» What you are asked to do: Identify the lines holding "page" and copy them.

» Rows:

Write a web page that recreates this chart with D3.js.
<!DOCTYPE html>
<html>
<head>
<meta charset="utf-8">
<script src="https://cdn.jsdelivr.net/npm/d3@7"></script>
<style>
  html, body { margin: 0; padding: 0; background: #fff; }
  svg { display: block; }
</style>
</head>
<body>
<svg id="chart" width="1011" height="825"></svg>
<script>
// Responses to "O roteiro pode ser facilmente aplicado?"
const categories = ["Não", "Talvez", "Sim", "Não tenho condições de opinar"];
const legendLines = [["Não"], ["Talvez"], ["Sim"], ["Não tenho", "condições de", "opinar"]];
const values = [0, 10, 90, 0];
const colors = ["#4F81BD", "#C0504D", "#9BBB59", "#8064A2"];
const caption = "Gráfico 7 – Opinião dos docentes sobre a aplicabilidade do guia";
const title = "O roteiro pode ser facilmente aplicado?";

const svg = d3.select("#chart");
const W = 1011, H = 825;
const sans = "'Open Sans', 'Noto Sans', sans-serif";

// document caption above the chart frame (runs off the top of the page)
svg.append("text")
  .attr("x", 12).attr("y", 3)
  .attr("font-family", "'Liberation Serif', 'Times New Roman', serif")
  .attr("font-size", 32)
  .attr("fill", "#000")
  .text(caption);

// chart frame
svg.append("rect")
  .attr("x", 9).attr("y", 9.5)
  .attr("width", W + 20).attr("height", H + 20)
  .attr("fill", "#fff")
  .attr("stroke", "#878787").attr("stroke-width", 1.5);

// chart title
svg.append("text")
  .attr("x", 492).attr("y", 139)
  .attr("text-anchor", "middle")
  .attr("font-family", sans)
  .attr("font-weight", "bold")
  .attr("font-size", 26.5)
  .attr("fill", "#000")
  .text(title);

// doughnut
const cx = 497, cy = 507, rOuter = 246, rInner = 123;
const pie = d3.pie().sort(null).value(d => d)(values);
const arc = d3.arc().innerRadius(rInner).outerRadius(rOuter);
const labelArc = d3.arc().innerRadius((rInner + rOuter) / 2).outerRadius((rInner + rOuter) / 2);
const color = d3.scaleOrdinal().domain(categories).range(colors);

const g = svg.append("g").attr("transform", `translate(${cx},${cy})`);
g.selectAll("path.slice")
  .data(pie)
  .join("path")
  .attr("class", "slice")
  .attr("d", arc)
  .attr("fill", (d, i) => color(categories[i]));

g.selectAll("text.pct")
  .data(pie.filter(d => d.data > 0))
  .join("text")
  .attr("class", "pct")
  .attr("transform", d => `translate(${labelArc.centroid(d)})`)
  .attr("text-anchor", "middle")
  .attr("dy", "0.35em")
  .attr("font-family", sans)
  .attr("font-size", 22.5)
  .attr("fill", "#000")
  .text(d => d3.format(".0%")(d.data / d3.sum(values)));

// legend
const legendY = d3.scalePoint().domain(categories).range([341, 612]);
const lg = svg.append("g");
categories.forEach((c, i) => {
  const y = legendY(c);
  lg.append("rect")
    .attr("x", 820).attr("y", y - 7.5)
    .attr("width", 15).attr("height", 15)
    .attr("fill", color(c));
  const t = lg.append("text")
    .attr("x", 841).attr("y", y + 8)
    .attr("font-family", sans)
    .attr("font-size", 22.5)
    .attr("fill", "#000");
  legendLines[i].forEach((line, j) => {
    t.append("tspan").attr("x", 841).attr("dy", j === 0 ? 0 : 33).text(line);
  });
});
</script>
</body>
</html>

==

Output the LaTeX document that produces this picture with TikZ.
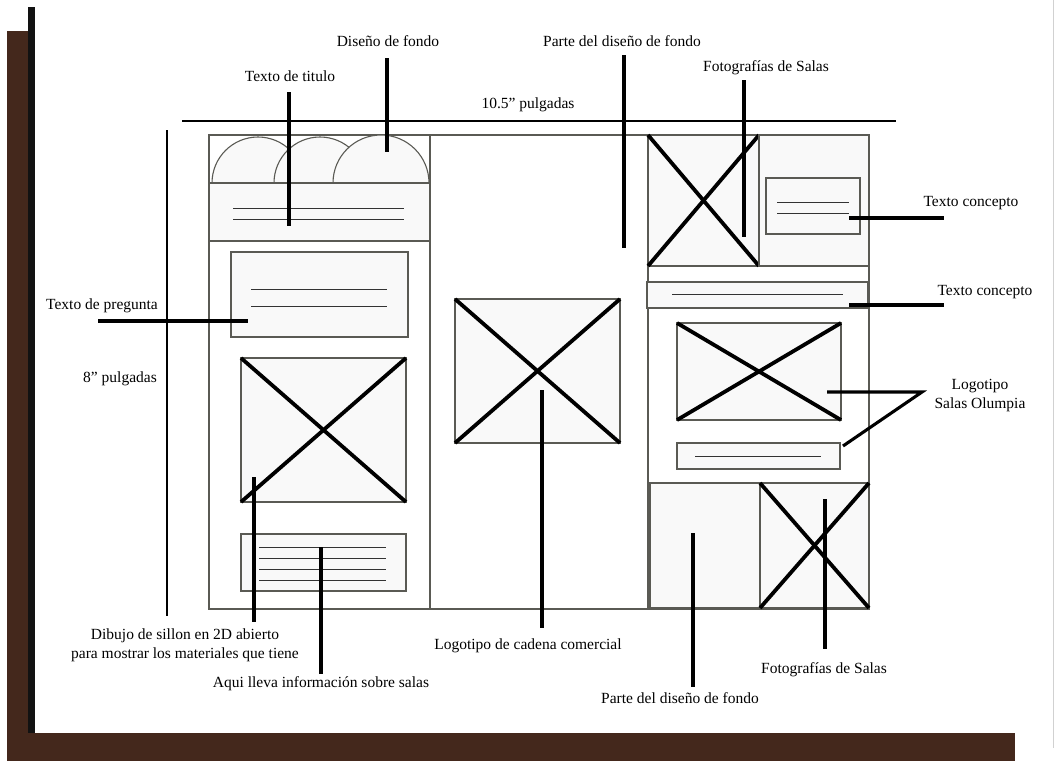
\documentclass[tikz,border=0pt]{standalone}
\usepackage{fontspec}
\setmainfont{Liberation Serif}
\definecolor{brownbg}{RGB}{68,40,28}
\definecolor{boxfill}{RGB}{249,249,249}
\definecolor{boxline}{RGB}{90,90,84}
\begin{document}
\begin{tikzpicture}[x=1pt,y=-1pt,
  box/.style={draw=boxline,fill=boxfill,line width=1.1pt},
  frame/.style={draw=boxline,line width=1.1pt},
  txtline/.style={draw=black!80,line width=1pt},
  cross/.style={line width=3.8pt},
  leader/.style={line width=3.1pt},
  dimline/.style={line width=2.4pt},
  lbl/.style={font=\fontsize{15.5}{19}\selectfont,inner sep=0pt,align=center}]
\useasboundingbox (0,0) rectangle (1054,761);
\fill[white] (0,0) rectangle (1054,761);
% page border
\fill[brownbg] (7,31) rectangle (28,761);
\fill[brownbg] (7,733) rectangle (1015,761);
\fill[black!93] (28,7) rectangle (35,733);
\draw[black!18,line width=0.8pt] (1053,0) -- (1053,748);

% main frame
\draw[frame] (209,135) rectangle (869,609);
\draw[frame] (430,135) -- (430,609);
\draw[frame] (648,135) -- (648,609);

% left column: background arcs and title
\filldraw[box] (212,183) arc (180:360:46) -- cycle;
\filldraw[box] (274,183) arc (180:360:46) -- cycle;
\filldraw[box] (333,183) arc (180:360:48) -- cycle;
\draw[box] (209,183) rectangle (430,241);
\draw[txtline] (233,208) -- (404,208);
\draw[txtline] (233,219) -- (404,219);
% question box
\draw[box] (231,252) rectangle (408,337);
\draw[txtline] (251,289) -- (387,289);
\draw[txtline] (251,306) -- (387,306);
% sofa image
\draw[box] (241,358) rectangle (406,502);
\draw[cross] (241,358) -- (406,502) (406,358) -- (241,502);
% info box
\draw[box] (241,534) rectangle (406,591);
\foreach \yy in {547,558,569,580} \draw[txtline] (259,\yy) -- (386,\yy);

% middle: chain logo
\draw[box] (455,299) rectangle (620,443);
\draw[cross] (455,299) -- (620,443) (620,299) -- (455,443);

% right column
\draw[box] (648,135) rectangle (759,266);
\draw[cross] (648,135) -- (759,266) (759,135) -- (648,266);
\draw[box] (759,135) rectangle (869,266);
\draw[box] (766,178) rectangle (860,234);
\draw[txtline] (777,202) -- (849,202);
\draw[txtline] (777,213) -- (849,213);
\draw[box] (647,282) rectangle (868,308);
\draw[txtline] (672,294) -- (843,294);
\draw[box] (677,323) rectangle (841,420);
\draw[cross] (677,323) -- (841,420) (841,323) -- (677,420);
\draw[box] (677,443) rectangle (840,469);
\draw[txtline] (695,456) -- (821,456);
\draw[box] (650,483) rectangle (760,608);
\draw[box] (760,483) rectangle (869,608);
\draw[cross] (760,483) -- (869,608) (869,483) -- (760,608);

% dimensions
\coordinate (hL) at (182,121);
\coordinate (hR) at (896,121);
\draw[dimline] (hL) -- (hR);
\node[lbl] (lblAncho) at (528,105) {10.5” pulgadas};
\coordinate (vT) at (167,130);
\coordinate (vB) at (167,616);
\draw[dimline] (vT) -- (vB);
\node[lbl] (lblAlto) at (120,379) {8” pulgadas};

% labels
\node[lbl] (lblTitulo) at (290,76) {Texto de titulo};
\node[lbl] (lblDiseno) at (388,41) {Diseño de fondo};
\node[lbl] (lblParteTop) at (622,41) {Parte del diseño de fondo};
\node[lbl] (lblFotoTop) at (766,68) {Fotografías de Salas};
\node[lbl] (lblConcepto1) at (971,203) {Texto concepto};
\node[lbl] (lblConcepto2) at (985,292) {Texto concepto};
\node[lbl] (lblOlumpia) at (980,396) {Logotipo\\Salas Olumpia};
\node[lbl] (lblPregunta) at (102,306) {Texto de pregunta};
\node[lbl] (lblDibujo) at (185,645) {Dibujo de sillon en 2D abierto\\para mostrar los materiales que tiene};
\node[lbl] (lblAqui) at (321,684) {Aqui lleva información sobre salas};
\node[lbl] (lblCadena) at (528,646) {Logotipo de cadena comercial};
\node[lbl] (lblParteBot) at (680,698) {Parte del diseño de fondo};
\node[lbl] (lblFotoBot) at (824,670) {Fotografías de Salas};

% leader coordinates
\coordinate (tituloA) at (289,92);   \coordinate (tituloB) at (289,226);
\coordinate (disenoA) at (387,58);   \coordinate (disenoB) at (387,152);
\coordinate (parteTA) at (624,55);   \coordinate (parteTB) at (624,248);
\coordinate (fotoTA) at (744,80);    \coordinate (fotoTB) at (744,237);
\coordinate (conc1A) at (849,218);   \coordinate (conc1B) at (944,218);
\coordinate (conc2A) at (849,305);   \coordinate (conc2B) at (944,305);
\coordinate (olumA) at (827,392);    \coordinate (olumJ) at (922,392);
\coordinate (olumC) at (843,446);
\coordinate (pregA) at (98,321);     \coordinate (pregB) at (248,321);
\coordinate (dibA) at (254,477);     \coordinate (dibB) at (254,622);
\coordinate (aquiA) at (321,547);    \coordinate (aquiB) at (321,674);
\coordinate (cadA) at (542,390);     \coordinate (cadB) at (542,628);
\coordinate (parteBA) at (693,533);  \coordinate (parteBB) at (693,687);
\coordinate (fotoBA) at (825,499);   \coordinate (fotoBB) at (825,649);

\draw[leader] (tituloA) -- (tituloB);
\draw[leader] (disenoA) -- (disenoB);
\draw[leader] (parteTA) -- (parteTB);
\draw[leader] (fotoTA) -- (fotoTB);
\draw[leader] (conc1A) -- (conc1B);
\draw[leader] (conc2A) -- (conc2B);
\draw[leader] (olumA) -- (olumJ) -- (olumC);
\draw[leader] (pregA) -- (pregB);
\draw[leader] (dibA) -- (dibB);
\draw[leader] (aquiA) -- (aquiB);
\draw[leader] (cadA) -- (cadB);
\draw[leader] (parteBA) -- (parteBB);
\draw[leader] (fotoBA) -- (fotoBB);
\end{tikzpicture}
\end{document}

--

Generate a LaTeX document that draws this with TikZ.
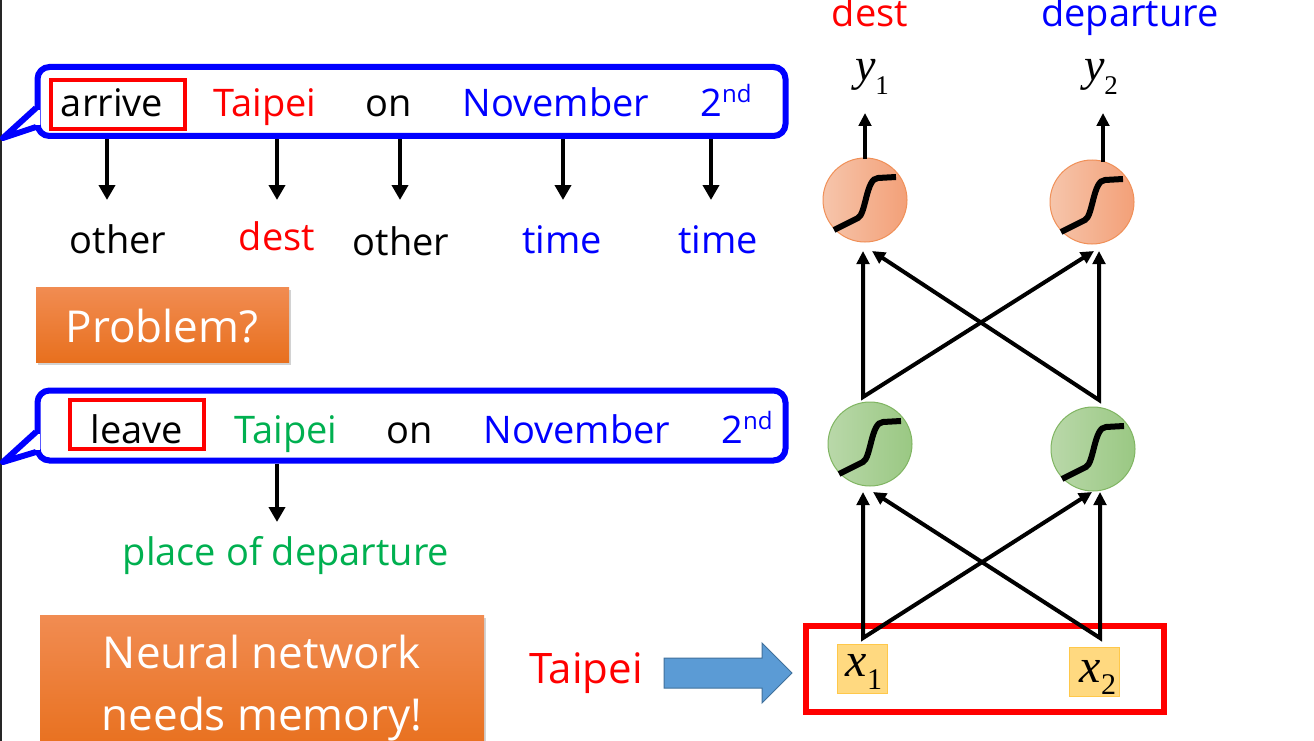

» Result for this task:
Write a web page that recreates this chart with D3.js.
// document caption above the chart frame (runs off the top of the page)
% page border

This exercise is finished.